Another delicate task is to distinguish between the federal and the local in law-enforcement activities. We must bear in mind that we are concerned only with the prosecution of acts which the Congress has made federal offenses. Those acts we should prosecute regardless of local sentiment, regardless of whether it exposes lax local enforcement, regardless of whether it makes or breaks local politicians.
But outside of federal law each locality has the right under our system of government to fix its own standards of law enforcement and of morals. And the moral climate of the United States is as varied as its physical climate. For example, some states legalize and permit gambling, some states prohibit it legislatively and protect it administratively, and some try to prohibit it entirely. The same variation of attitudes towards other law-enforcement problems exists. The federal government could not enforce one kind of law in one place and another kind elsewhere. It could hardly adopt strict standards for loose states or loose standards for strict states without doing violence to local sentiment. In spite of the temptation to divert our power to local conditions where they have become offensive to our sense of decency, the only long-term policy that will save federal justice from being discredited by entanglements with local politics is that it confine itself to strict and impartial enforcement of federal law, letting the chips fall in the community where they may. Just as there should be no permitting of local considerations to stop federal enforcement, so there should be no striving to enlarge our power over local affairs and no use of federal prosecutions to exert an indirect influence that would be unlawful if exerted directly.

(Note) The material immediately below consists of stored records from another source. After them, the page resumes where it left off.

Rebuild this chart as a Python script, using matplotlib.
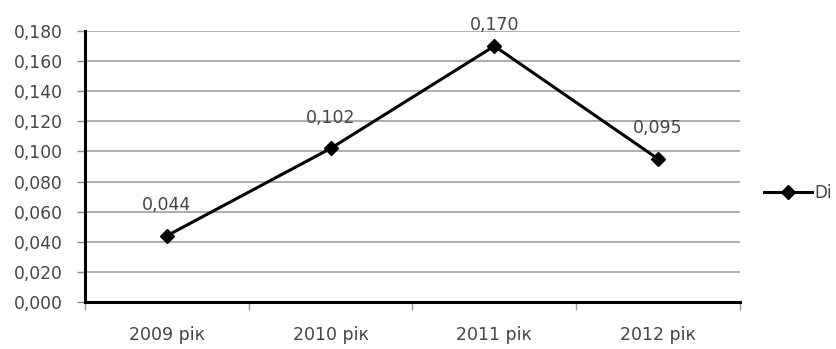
import matplotlib
matplotlib.use("Agg")
import matplotlib.pyplot as plt
from matplotlib.ticker import FixedLocator, FuncFormatter

categories = ["2009 рік", "2010 рік", "2011 рік", "2012 рік"]
values = [0.044, 0.102, 0.170, 0.095]
series_name = "Di"
yticks = [0.0, 0.02, 0.04, 0.06, 0.08, 0.10, 0.12, 0.14, 0.16, 0.18]

plt.rcParams['font.family'] = ['DejaVu Sans']
TXT = '#454545'

fig = plt.figure(figsize=(8.37, 3.49), dpi=100)
ax = fig.add_axes([85/837, 1-302/349, (740-85)/837, (302-31)/349])

x = list(range(len(categories)))
line, = ax.plot(x, values, color='black', linewidth=2.2, marker='D', markersize=7, label=series_name)

for xi, v in zip(x, values):
    ly = min(v + 0.0205, 0.184)
    ax.text(xi, ly, f"{v:.3f}".replace('.', ','), ha='center', va='center',
            fontsize=12.5, color=TXT, clip_on=False)

ax.set_xlim(-0.5, len(categories) - 0.5)
ax.set_ylim(0, 0.18)
ax.set_yticks(yticks)
ax.yaxis.set_major_formatter(FuncFormatter(lambda v, p: f"{v:.3f}".replace('.', ',')))
ax.set_xticks(x)
ax.set_xticklabels(categories)
ax.xaxis.set_minor_locator(FixedLocator([i - 0.5 for i in range(len(categories) + 1)]))
ax.tick_params(axis='x', which='major', length=0, pad=17, labelsize=12.5, labelcolor=TXT)
ax.tick_params(axis='x', which='minor', length=6, color='#999999', width=1)
ax.tick_params(axis='y', which='major', length=6, width=1, color='#888888', labelsize=12.3, labelcolor=TXT, pad=10)

ax.grid(axis='y', color='#a0a0a0', linewidth=1.2)
ax.set_axisbelow(True)
for s in ['top', 'right']:
    ax.spines[s].set_visible(False)
ax.spines['left'].set_linewidth(2.2)
ax.spines['bottom'].set_linewidth(2.2)

fig.legend(handles=[line], labels=[series_name], loc='center left', bbox_to_anchor=(764/837, 1-193/349),
           frameon=False, fontsize=12, handlelength=2.9, handletextpad=0.1, borderaxespad=0,
           labelcolor=TXT, borderpad=0)

fig.savefig("out.png", dpi=100)
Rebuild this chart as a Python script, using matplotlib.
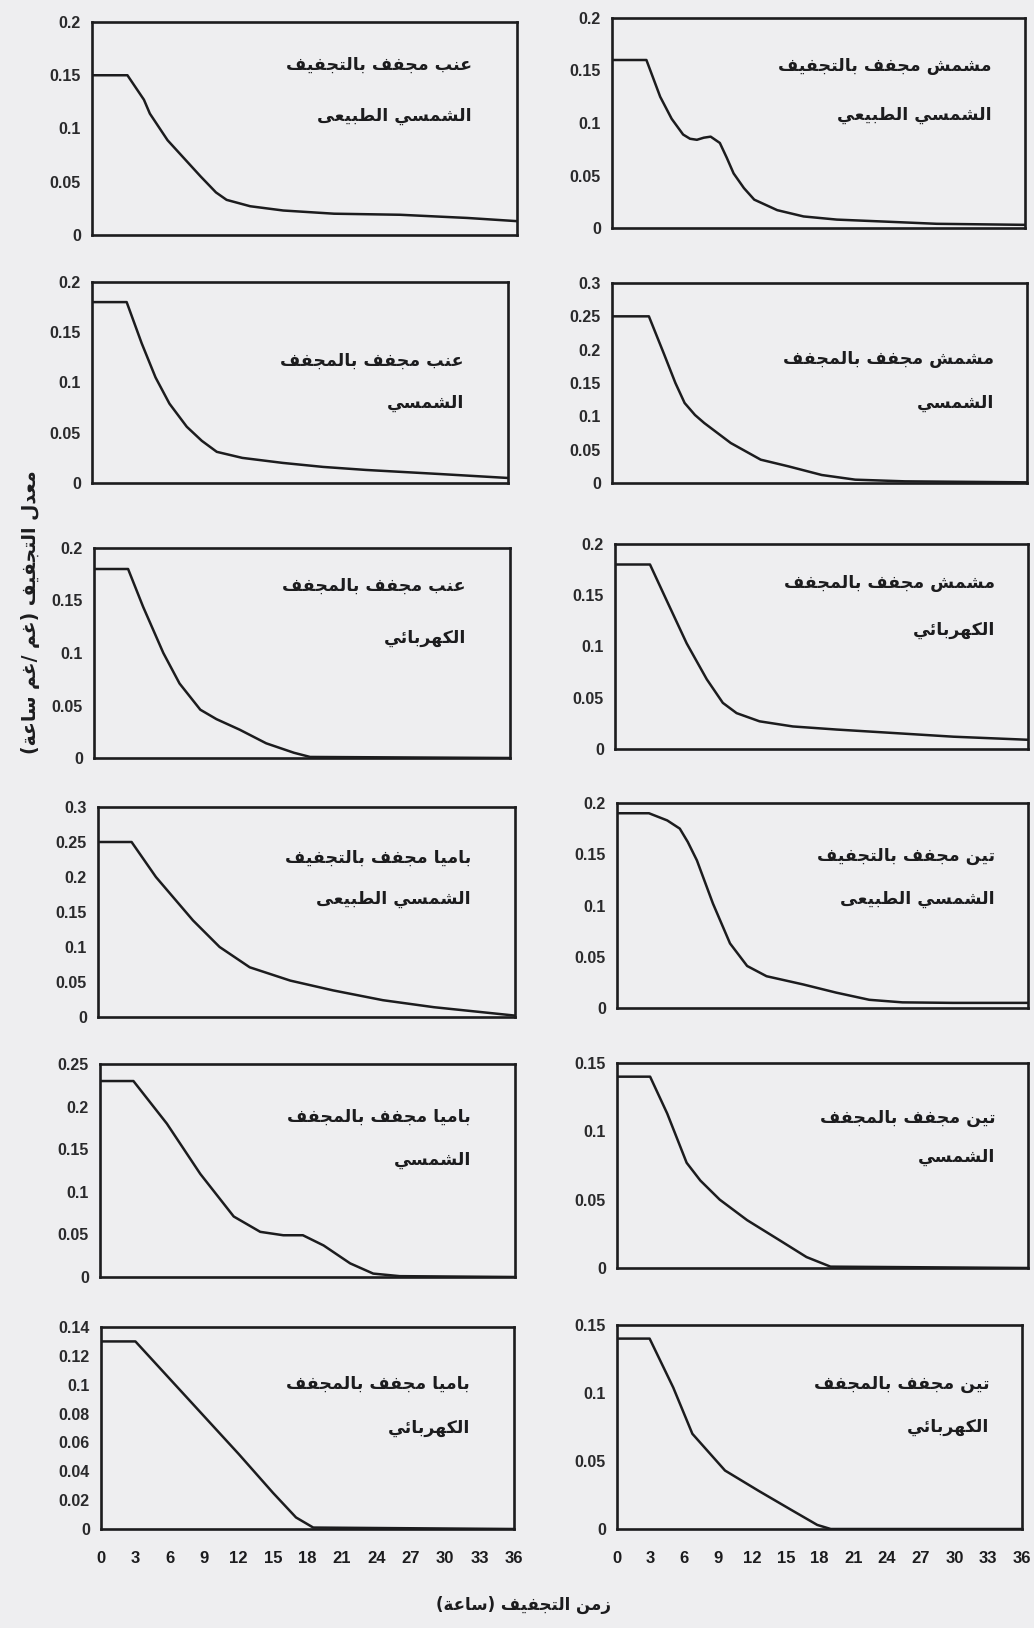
import numpy as np
import matplotlib
matplotlib.use("Agg")
import matplotlib.pyplot as plt

# ---------------- data ----------------
hours_ticks = [0, 3, 6, 9, 12, 15, 18, 21, 24, 27, 30, 33, 36]

grape_sun_h = [0, 3, 4.4, 4.9, 6.4, 9.2, 10.5, 11.4, 13.4, 16.2, 20.5, 26.1, 31.8, 36]
grape_sun_r = [0.15, 0.15, 0.127, 0.114, 0.089, 0.055, 0.040, 0.033, 0.027, 0.023, 0.020, 0.019, 0.016, 0.013]

apricot_sun_h = [0, 3, 4.2, 5.2, 6.2, 6.8, 7.4, 8.0, 8.6, 9.4, 10.0, 10.6, 11.5, 12.4, 14.4, 16.7, 19.6, 24, 28.3, 36]
apricot_sun_r = [0.16, 0.16, 0.125, 0.104, 0.089, 0.085, 0.084, 0.086, 0.087, 0.081, 0.067, 0.052, 0.038, 0.027, 0.017, 0.011, 0.008, 0.006, 0.004, 0.003]

grape_solar_h = [0, 3, 4.3, 5.5, 6.7, 8.2, 9.5, 10.8, 13, 16.5, 20, 23.7, 30, 36]
grape_solar_r = [0.18, 0.18, 0.139, 0.105, 0.079, 0.056, 0.042, 0.031, 0.025, 0.020, 0.016, 0.013, 0.009, 0.005]

apricot_solar_h = [0, 3.2, 4.5, 5.5, 6.3, 7.2, 8.0, 10.3, 12.9, 15.3, 18.2, 21.1, 25.4, 36]
apricot_solar_r = [0.25, 0.25, 0.194, 0.150, 0.120, 0.102, 0.090, 0.060, 0.035, 0.025, 0.012, 0.005, 0.0025, 0.001]

grape_elec_h = [0, 2.95, 4.25, 6.0, 7.4, 9.2, 10.6, 12.6, 14.9, 17.3, 18.7, 36]
grape_elec_r = [0.18, 0.18, 0.144, 0.100, 0.071, 0.046, 0.037, 0.027, 0.014, 0.005, 0.001, 0.0]

apricot_elec_h = [0, 3.05, 4.5, 6.25, 8.0, 9.4, 10.6, 12.6, 15.5, 19.3, 23.7, 29.5, 36]
apricot_elec_r = [0.18, 0.18, 0.145, 0.103, 0.068, 0.045, 0.035, 0.027, 0.022, 0.019, 0.016, 0.012, 0.009]

okra_sun_h = [0, 2.9, 5.0, 8.2, 10.5, 13.1, 16.6, 20.3, 24.6, 29, 36]
okra_sun_r = [0.25, 0.25, 0.200, 0.138, 0.100, 0.071, 0.052, 0.038, 0.024, 0.014, 0.002]

fig_sun_h = [0, 2.8, 4.4, 5.5, 6.2, 7.0, 8.4, 9.9, 11.4, 13.1, 16.3, 19.2, 22.1, 25, 29.4, 36]
fig_sun_r = [0.19, 0.19, 0.183, 0.175, 0.162, 0.144, 0.102, 0.063, 0.041, 0.031, 0.023, 0.015, 0.008, 0.0055, 0.005, 0.005]

okra_solar_h = [0, 2.9, 5.8, 8.7, 11.6, 13.9, 15.9, 17.6, 19.4, 21.7, 23.7, 26, 36]
okra_solar_r = [0.23, 0.23, 0.180, 0.121, 0.071, 0.053, 0.049, 0.049, 0.037, 0.016, 0.004, 0.001, 0.0]

fig_solar_h = [0, 2.9, 4.4, 6.1, 7.3, 9.0, 11.4, 14.3, 16.6, 18.7, 36]
fig_solar_r = [0.14, 0.14, 0.113, 0.077, 0.064, 0.050, 0.035, 0.020, 0.008, 0.001, 0.0]

okra_elec_h = [0, 3, 6, 9, 12, 15, 17, 18.5, 36]
okra_elec_r = [0.13, 0.13, 0.104, 0.078, 0.052, 0.025, 0.008, 0.001, 0.0]

fig_elec_h = [0, 2.9, 5.0, 6.7, 9.6, 12.6, 15.5, 17.8, 19, 36]
fig_elec_r = [0.14, 0.14, 0.104, 0.070, 0.043, 0.028, 0.014, 0.003, 0.0, 0.0]

# panel titles (line1, line2)
titles = [
    ("عنب مجفف بالتجفيف", "الشمسي الطبيعى"),
    ("مشمش مجفف بالتجفيف", "الشمسي الطبيعي"),
    ("عنب مجفف بالمجفف", "الشمسي"),
    ("مشمش مجفف بالمجفف", "الشمسي"),
    ("عنب مجفف بالمجفف", "الكهربائي"),
    ("مشمش مجفف بالمجفف", "الكهربائي"),
    ("باميا مجفف بالتجفيف", "الشمسي الطبيعى"),
    ("تين مجفف بالتجفيف", "الشمسي الطبيعى"),
    ("باميا مجفف بالمجفف", "الشمسي"),
    ("تين مجفف بالمجفف", "الشمسي"),
    ("باميا مجفف بالمجفف", "الكهربائي"),
    ("تين مجفف بالمجفف", "الكهربائي"),
]
y_max = [0.2, 0.2, 0.2, 0.3, 0.2, 0.2, 0.3, 0.2, 0.25, 0.15, 0.14, 0.15]
y_step = [0.05, 0.05, 0.05, 0.05, 0.05, 0.05, 0.05, 0.05, 0.05, 0.05, 0.02, 0.05]
ylabel_text = "معدل التجفيف (غم /غم ساعة)"
xlabel_text = "زمن التجفيف (ساعة)"

series = [
    (grape_sun_h, grape_sun_r), (apricot_sun_h, apricot_sun_r),
    (grape_solar_h, grape_solar_r), (apricot_solar_h, apricot_solar_r),
    (grape_elec_h, grape_elec_r), (apricot_elec_h, apricot_elec_r),
    (okra_sun_h, okra_sun_r), (fig_sun_h, fig_sun_r),
    (okra_solar_h, okra_solar_r), (fig_solar_h, fig_solar_r),
    (okra_elec_h, okra_elec_r), (fig_elec_h, fig_elec_r),
]

# ---------------- Arabic shaping ----------------
FORMS = {
    'ا': ('\uFE8D', '\uFE8E', None, None),
    'ب': ('\uFE8F', '\uFE90', '\uFE91', '\uFE92'),
    'ة': ('\uFE93', '\uFE94', None, None),
    'ت': ('\uFE95', '\uFE96', '\uFE97', '\uFE98'),
    'ج': ('\uFE9D', '\uFE9E', '\uFE9F', '\uFEA0'),
    'د': ('\uFEA9', '\uFEAA', None, None),
    'ر': ('\uFEAD', '\uFEAE', None, None),
    'ز': ('\uFEAF', '\uFEB0', None, None),
    'س': ('\uFEB1', '\uFEB2', '\uFEB3', '\uFEB4'),
    'ش': ('\uFEB5', '\uFEB6', '\uFEB7', '\uFEB8'),
    'ط': ('\uFEC1', '\uFEC2', '\uFEC3', '\uFEC4'),
    'ع': ('\uFEC9', '\uFECA', '\uFECB', '\uFECC'),
    'غ': ('\uFECD', '\uFECE', '\uFECF', '\uFED0'),
    'ف': ('\uFED1', '\uFED2', '\uFED3', '\uFED4'),
    'ك': ('\uFED9', '\uFEDA', '\uFEDB', '\uFEDC'),
    'ل': ('\uFEDD', '\uFEDE', '\uFEDF', '\uFEE0'),
    'م': ('\uFEE1', '\uFEE2', '\uFEE3', '\uFEE4'),
    'ن': ('\uFEE5', '\uFEE6', '\uFEE7', '\uFEE8'),
    'ه': ('\uFEE9', '\uFEEA', '\uFEEB', '\uFEEC'),
    'ى': ('\uFEEF', '\uFEF0', None, None),
    'ي': ('\uFEF1', '\uFEF2', '\uFEF3', '\uFEF4'),
    'ئ': ('\uFE89', '\uFE8A', '\uFE8B', '\uFE8C'),
}
MIRROR = {'(': ')', ')': '('}


def shape(text):
    chars = list(text)
    out = []
    i = 0
    while i < len(chars):
        c = chars[i]
        prev = chars[i - 1] if i > 0 else None
        nxt = chars[i + 1] if i + 1 < len(chars) else None
        jp = prev in FORMS and FORMS[prev][2] is not None
        if c == 'ل' and nxt == 'ا':
            out.append('\uFEFC' if jp else '\uFEFB')
            i += 2
            continue
        if c in FORMS:
            f = FORMS[c]
            jn = f[2] is not None and nxt in FORMS
            if jp and jn:
                out.append(f[3])
            elif jp:
                out.append(f[1])
            elif jn:
                out.append(f[2])
            else:
                out.append(f[0])
        else:
            out.append(c)
        i += 1
    vis = out[::-1]
    return ''.join(MIRROR.get(ch, ch) for ch in vis)


# ---------------- layout ----------------
W, H = 1034, 1628
boxes = [  # (left, top, right, bottom) in pixels
    (92, 22, 517, 235), (612, 18, 1025, 228),
    (92, 282, 508, 483), (612, 283, 1027, 483),
    (94, 548, 510, 758), (615, 544, 1028, 749),
    (98, 807, 515, 1017), (617, 803, 1028, 1008),
    (100, 1064, 515, 1277), (617, 1063, 1028, 1268),
    (101, 1327, 514, 1529), (617, 1325, 1022, 1529),
]
text_y = [(0.80, 0.56), (0.77, 0.54), (0.61, 0.40), (0.62, 0.40),
          (0.82, 0.57), (0.81, 0.58), (0.76, 0.56), (0.74, 0.53),
          (0.75, 0.55), (0.73, 0.54), (0.72, 0.50), (0.71, 0.50)]
text_x = [0.894, 0.92]

bg = '#eeeef0'
ink = '#1c1c1e'
arabic_font = ['DejaVu Sans']

fig = plt.figure(figsize=(W / 100, H / 100), dpi=100, facecolor=bg)

for k, (l, t, r, b) in enumerate(boxes):
    ax = fig.add_axes([l / W, 1 - b / H, (r - l) / W, (b - t) / H], facecolor=bg)
    h, v = series[k]
    ax.plot(h, v, color=ink, lw=1.8, solid_joinstyle='round')
    ax.set_xlim(0, 36)
    ax.set_ylim(0, y_max[k])
    yt = np.round(np.arange(0, y_max[k] + 1e-9, y_step[k]), 4)
    ax.set_yticks(yt)
    ax.set_yticklabels([f"{v_:g}" for v_ in yt], fontsize=11.5, family='Liberation Sans',
                       fontweight='bold', color='#2a2a2c')
    ax.tick_params(axis='y', length=0, pad=8)
    for s in ax.spines.values():
        s.set_linewidth(1.9)
        s.set_color(ink)
    if k >= 10:
        ax.set_xticks(hours_ticks)
        ax.set_xticklabels([str(x) for x in hours_ticks], fontsize=12,
                           family=['Liberation Sans Narrow', 'Liberation Sans'],
                           fontweight='bold', color=ink)
        ax.tick_params(axis='x', length=0, pad=16)
    else:
        ax.set_xticks([])
    col = k % 2
    l1, l2 = titles[k]
    y1, y2 = text_y[k]
    ax.text(text_x[col], y1, shape(l1), transform=ax.transAxes, ha='right', va='center',
            fontsize=12.5, fontweight='bold', family=arabic_font, color=ink)
    ax.text(text_x[col], y2, shape(l2), transform=ax.transAxes, ha='right', va='center',
            fontsize=12.5, fontweight='bold', family=arabic_font, color=ink)

fig.text(31 / W, 1 - 612 / H, shape(ylabel_text), rotation=90, ha='center', va='center',
         fontsize=13.5, fontweight='bold', family=arabic_font, color=ink)
fig.text(523 / W, 1 - 1605 / H, shape(xlabel_text), ha='center', va='center',
         fontsize=12, fontweight='bold', family=arabic_font, color=ink)

fig.savefig('out.png', dpi=100, facecolor=bg)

The qualities of a good prosecutor are as elusive and as impossible to define as those which mark a gentleman. And those who need to be told would not understand it anyway. A sensitiveness to fair play and sportsmanship is perhaps the best protection against the abuse of power, and the citizen’s safety lies in the prosecutor who tempers zeal with human kindness, who seeks truth and not victims, who serves the law and not factional purposes, and who approaches his task with humility.”
Thank you, orion. My mother worked for Robert Jackson at Nuremburg. She took the first round of depositions. She said it was horrifying — that the sole comfort was Jackson himself, who, she said, worked “on the side of the angels.”
(1) Maybe the German delegation could have used the plastic shackles on the American officer … and “disappeared” him … in a cell blasted with “Heidi” music … until he confessed … to being an irredeemable nitwit.
(2) @MadDog: The Karen DeYoung article you cite shows how removed from reality Washington is. Even if Iranians chose to get rid of the current government, there’s zero evidence that a successor government — even one that met every criterion of the West’s definition of “democratic” — would surrender on the nuclear issue.
Perhaps this lie should be revised to: if the interrogator believes you are not hiding anything, you may have nothing to fear, otherwise, you’re pretty much going to suffer.
@MadDog: “create enough hate and discontent at the street level” that Iranians will turn against their government…”
Chilling that their goal is to create “hate and discontent.” That they behave this way only increases the hate and discontent decent folk have for their own government.
@MadDog: For my family, $195 per year is way too expensive. I’ve written to the NYT about this. Since the marginal cost of adding the next subscriber is near zero, this is also a stupid business decision. I can imagine that their additional subscribers would be in the hundreds of thousands, if not millions, if the annual rate were about $25.
Thinking maybe NYT needs to change its current motto to “All the news you can afford.”
@Greg Brown: Were these people schooled by Karl Rove?